UN condemns first executions in Kurdish region in 7 years

UN condemns first executions in Kurdish region in 7 years

GENEVA – Agence France-Presse

REUTERS photo

The U.N. condemned Aug. 25 the execution by the government of Iraq’s autonomous Kurdish region of three people convicted of murder and kidnapping, in the first use of the death penalty in the region in seven years.

Farhad Jaafar Mahmood and his two wives, Khuncha Hassan Ismaeil and Berivan Haider Karim, were hanged in the early hours of August 12, after being convicted of kidnapping and murdering two girls.

“We are dismayed to learn of the executions,” Rupert Colville, a spokesman for the UN rights office, told reporters in Geneva.
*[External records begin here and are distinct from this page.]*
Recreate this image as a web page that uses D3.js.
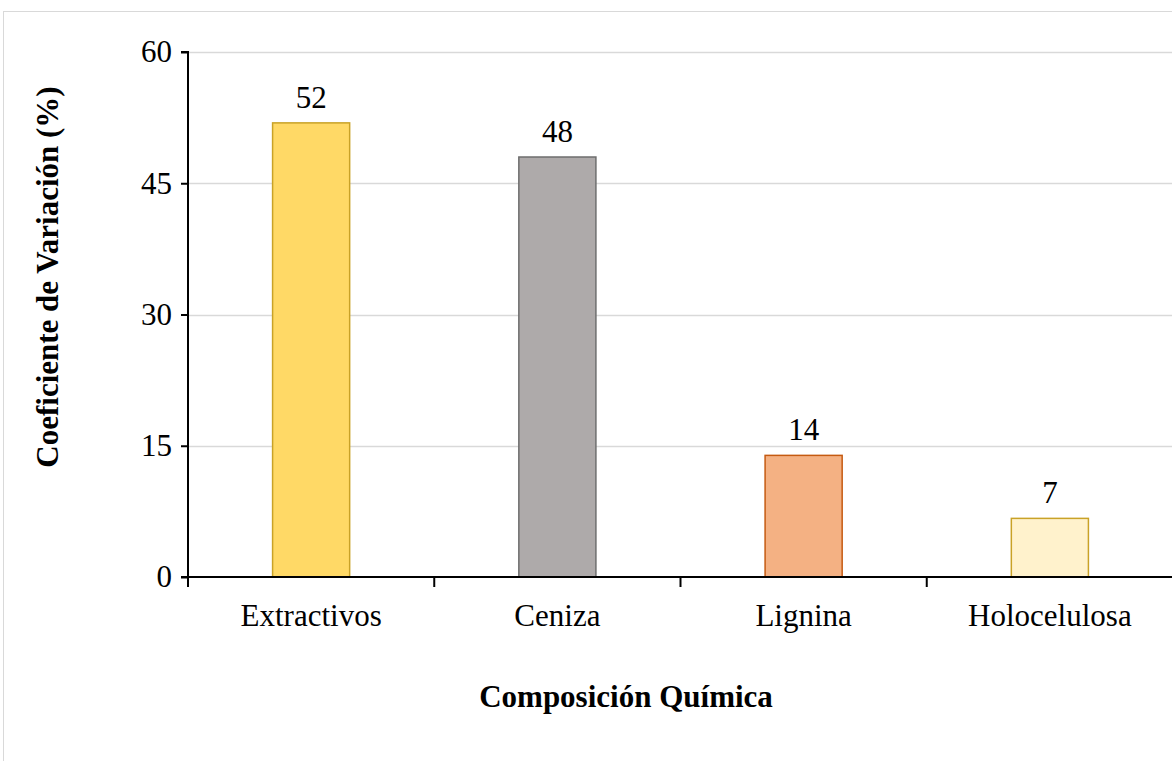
<!DOCTYPE html>
<html lang="es">
  <head>
    <meta charset="utf-8">
    <style>
      body { margin: 0; background: #fff; }
      text { font-family: "Liberation Serif", "Times New Roman", serif; fill: #000; }
    </style>
  </head>
  <body>
  <div id="my_dataviz"></div>

  <script src="https://d3js.org/d3.v7.min.js"></script>
  <script>

// data
var categories = ["Extractivos", "Ceniza", "Lignina", "Holocelulosa"]
var values = [51.9, 48.0, 13.9, 6.7]
var valueLabels = ["52", "48", "14", "7"]
var yTicks = [0, 15, 30, 45, 60]

var fills = ["#FFD966", "#AEAAAA", "#F4B183", "#FFF2CC"]
var strokes = ["#C9A227", "#6E6E6E", "#C55A11", "#C9A227"]

var width = 1172,
    height = 761
var margin = {top: 52, right: 0, bottom: 184, left: 188}
var fs = "31px"

var svg = d3.select("#my_dataviz")
  .append("svg")
    .attr("width", width)
    .attr("height", height)

// chart frame
svg.append("rect")
  .attr("x", 3.5).attr("y", 11.5)
  .attr("width", width).attr("height", height)
  .attr("fill", "none")
  .attr("stroke", "#d9d9d9")

var x = d3.scaleBand()
  .domain(categories)
  .range([margin.left, width + 1])
  .paddingInner(0.687)
  .paddingOuter(0.3435)

var y = d3.scaleLinear()
  .domain([0, 60])
  .range([height - margin.bottom, margin.top])

// gridlines
svg.selectAll(".grid")
  .data(yTicks.filter(function(d){ return d > 0 }))
  .enter()
  .append("line")
    .attr("x1", margin.left)
    .attr("x2", width)
    .attr("y1", function(d){ return Math.round(y(d)) + 0.5 })
    .attr("y2", function(d){ return Math.round(y(d)) + 0.5 })
    .attr("stroke", "#d9d9d9")
    .attr("stroke-width", 1.5)

// bars
svg.selectAll("mybars")
  .data(values)
  .enter()
  .append("rect")
    .attr("x", function(d, i){ return x(categories[i]) })
    .attr("y", function(d){ return y(d) })
    .attr("width", x.bandwidth())
    .attr("height", function(d){ return y(0) - y(d) })
    .attr("fill", function(d, i){ return fills[i] })
    .attr("stroke", function(d, i){ return strokes[i] })
    .attr("stroke-width", 1.5)

// value labels
svg.selectAll("mylabels")
  .data(values)
  .enter()
  .append("text")
    .attr("x", function(d, i){ return x(categories[i]) + x.bandwidth() / 2 })
    .attr("y", function(d){ return y(d) - 15 })
    .attr("text-anchor", "middle")
    .style("font-size", fs)
    .text(function(d, i){ return valueLabels[i] })

// y axis
var yAxis = svg.append("g")
  .attr("transform", "translate(" + margin.left + ",0)")
  .call(d3.axisLeft(y).tickValues(yTicks).tickSize(7).tickPadding(9))
yAxis.selectAll("path, line").attr("stroke", "#000").attr("stroke-width", 2)
yAxis.select(".domain").attr("d", "M-7," + y(60) + "H0V" + y(0))
yAxis.selectAll("text").style("font-size", fs).attr("font-family", null)

// x axis, ticks at band boundaries
var xAxis = svg.append("g")
  .attr("transform", "translate(0," + y(0) + ")")
xAxis.append("line")
  .attr("x1", margin.left - 7).attr("x2", width)
  .attr("stroke", "#000").attr("stroke-width", 2)
xAxis.selectAll(".bt")
  .data(d3.range(categories.length + 1))
  .enter()
  .append("line")
    .attr("x1", function(i){ return margin.left + i * (width + 1 - margin.left) / categories.length })
    .attr("x2", function(i){ return margin.left + i * (width + 1 - margin.left) / categories.length })
    .attr("y1", 0).attr("y2", 10)
    .attr("stroke", "#000").attr("stroke-width", 2)
xAxis.selectAll(".cl")
  .data(categories)
  .enter()
  .append("text")
    .attr("x", function(d){ return x(d) + x.bandwidth() / 2 })
    .attr("y", 49)
    .attr("text-anchor", "middle")
    .style("font-size", fs)
    .text(function(d){ return d })

// axis titles
svg.append("text")
  .attr("x", 626)
  .attr("y", 707)
  .attr("text-anchor", "middle")
  .style("font-size", fs)
  .style("font-weight", "bold")
  .text("Composición Química")

svg.append("text")
  .attr("transform", "translate(58,277) rotate(-90)")
  .attr("text-anchor", "middle")
  .style("font-size", fs)
  .style("font-weight", "bold")
  .text("Coeficiente de Variación (%)")

</script>
</body>
</html>
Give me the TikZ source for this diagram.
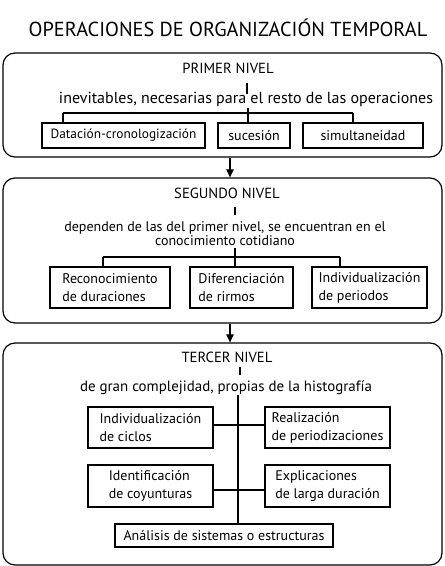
\documentclass[tikz,border=0pt]{standalone}
\usepackage{fontspec}
\setmainfont{PT Sans}
\usetikzlibrary{arrows.meta}
\begin{document}
\begin{tikzpicture}[x=0.75pt,y=-0.75pt,
  wh/.style 2 args={minimum width=#1*0.75pt, minimum height=#2*0.75pt},
  level/.style={draw, line width=0.9pt, rounded corners=9pt, inner sep=0pt},
  item/.style={draw, line width=0.8pt, inner sep=0pt, font=\fontsize{10.5}{13.5}\selectfont},
  itemL/.style={item, align=left},
  head/.style={font=\fontsize{11}{13}\selectfont, inner sep=0pt},
  txt/.style={font=\fontsize{10.5}{10.5}\selectfont, inner sep=0pt, align=center},
  conn/.style={line width=0.8pt},
  arr/.style={line width=0.8pt, -{Triangle[length=6pt,width=5.5pt]}}
]
\useasboundingbox (0,0) rectangle (444,566);
% title
\node[font=\fontsize{15.2}{17}\selectfont, inner sep=0pt] (title) at (228,28) {OPERACIONES DE ORGANIZACIÓN TEMPORAL};
% outer boxes
\node[level, wh={439}{104}] (b1) at (222.5,105) {};
\node[level, wh={439}{145}] (b2) at (222.5,250.5) {};
\node[level, wh={439}{222}] (b3) at (222.5,454) {};
% ---- level 1
\node[head] (h1) at (228,68) {PRIMER NIVEL};
\node[txt, font=\fontsize{12}{13}\selectfont] (t1) at (246,99) {inevitables, necesarias para el resto de las operaciones};
\node[item, wh={163}{25}, font=\fontsize{10}{12}\selectfont] (dat) at (123.5,135.5) {Datación-cronologización};
\node[item, wh={72}{25}] (suc) at (254,135.5) {sucesión};
\node[item, wh={120}{25}] (sim) at (363,135.5) {simultaneidad};
\coordinate (k1) at (247,83);
\coordinate (j1) at (248,113);
\coordinate (l1) at (63,113);
\coordinate (r1) at (353,113);
\draw[conn] (k1) -- ++(0,11);
\draw[conn] (j1) ++(0,-5) -- (j1);
\draw[conn] (l1) -- (r1);
\draw[conn] (l1) -- (l1 |- dat.north);
\draw[conn] (j1) -- (j1 |- suc.north);
\draw[conn] (r1) -- (r1 |- sim.north);
% arrow 1
\coordinate (a1) at (230,0);
\draw[arr] (a1 |- b1.south) -- (a1 |- b2.north);
% ---- level 2
\node[head] (h2) at (227,193) {SEGUNDO NIVEL};
\node[txt] (t2) at (225,233.5) {dependen de las del primer nivel, se encuentran en el\\conocimiento cotidiano};
\node[itemL, wh={120}{41}] (rec) at (110,287.5) {Reconocimiento\\de duraciones};
\node[itemL, wh={103}{41}] (dif) at (241.5,287.5) {Diferenciación\\de rirmos};
\node[itemL, wh={115}{41}] (ind) at (369.5,287.5) {Individualización\\de periodos};
\coordinate (k2) at (235,207);
\coordinate (j2) at (235,257);
\coordinate (l2) at (103,257);
\coordinate (r2) at (340,257);
\draw[conn] (k2) -- ++(0,8);
\draw[conn] (j2) ++(0,-9) -- (j2);
\draw[conn] (l2) -- (r2);
\draw[conn] (l2) -- (l2 |- rec.north);
\draw[conn] (j2) -- (j2 |- dif.north);
\draw[conn] (r2) -- (r2 |- ind.north);
% arrow 2
\draw[arr] (a1 |- b2.south) -- (a1 |- b3.north);
% ---- level 3
\node[head] (h3) at (227,357) {TERCER NIVEL};
\node[txt, font=\fontsize{11.2}{12}\selectfont] (t3) at (226,388) {de gran complejidad, propias de la histografía};
\node[itemL, wh={125}{41}] (ic) at (150.5,427.5) {Individualización\\de ciclos};
\node[itemL, wh={125}{41}] (rp) at (327.5,427.5) {Realización\\de periodizaciones};
\node[itemL, wh={125}{42}] (co) at (150.5,486) {Identificación\\de coyunturas};
\node[itemL, wh={125}{42}] (ex) at (327.5,486) {Explicaciones\\de larga duración};
\node[item, wh={218}{23}] (an) at (224,535.5) {Análisis de sistemas o estructuras};
\coordinate (k3) at (240,367);
\coordinate (v3) at (238,395);
\draw[conn] (k3) -- ++(0,8);
\draw[conn] (v3) -- (v3 |- an.north);
\draw[conn] (ic.east |- 0,425) -- (rp.west |- 0,425);
\draw[conn] (co.east |- 0,490) -- (ex.west |- 0,490);
\end{tikzpicture}
\end{document}
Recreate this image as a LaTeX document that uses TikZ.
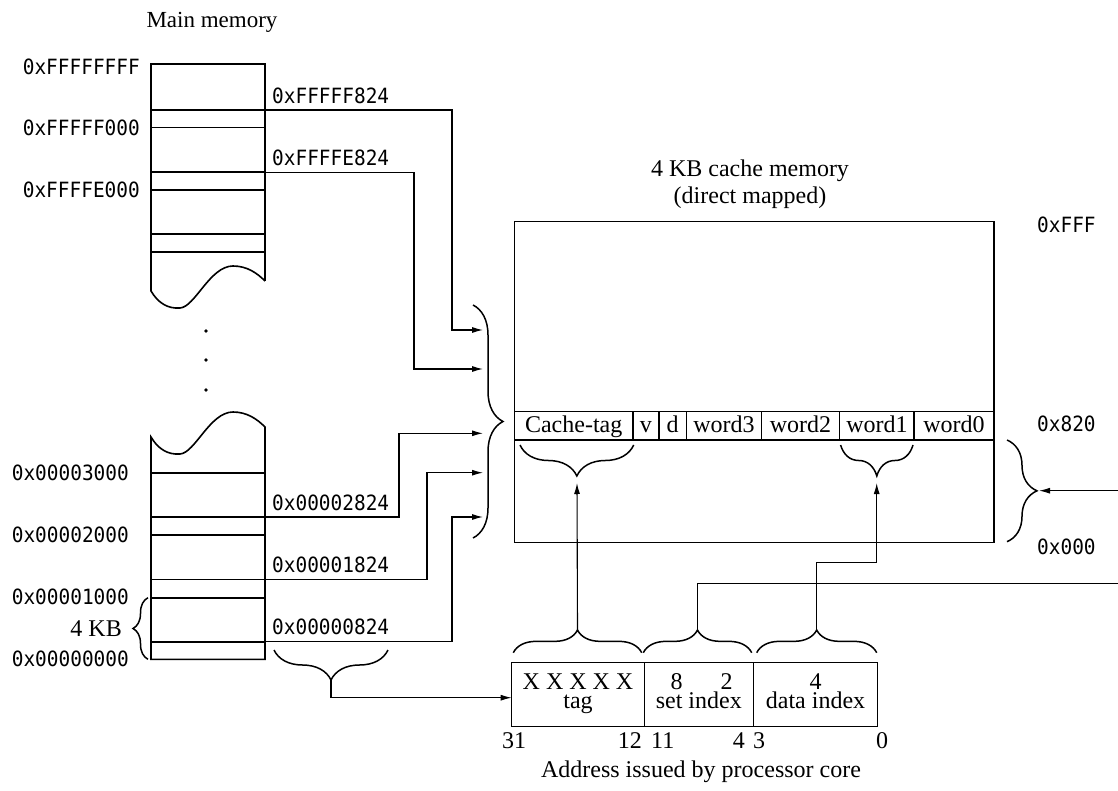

The three-province autonomous government, which is still financially dependent on Iraq, put in place an informal moratorium on the use of the death penalty in 2008.     

“We are deeply disappointed by this new development,” Colville said, urging Kurdish officials “to recommit to and formalize its unofficial moratorium on the use of the death penalty.”  
 
A spokesman for the Kurdish Higher Judicial Council, Omid Mohsen, said regional President Massoud Barzani had approved the decision.

“It is an exceptional case,” Mohsen told AFP, without discussing further details of the crime or the convicts.  
Colville pointed out that until now, the situation in Kurdistan had stood “in stark contrast to the situation in the rest of Iraq”.

More than 600 people have been executed in Iraq since the country reinstated the death penalty in 2004. Half of those executions came in 2012 and 2013, with an additional 62 in 2014.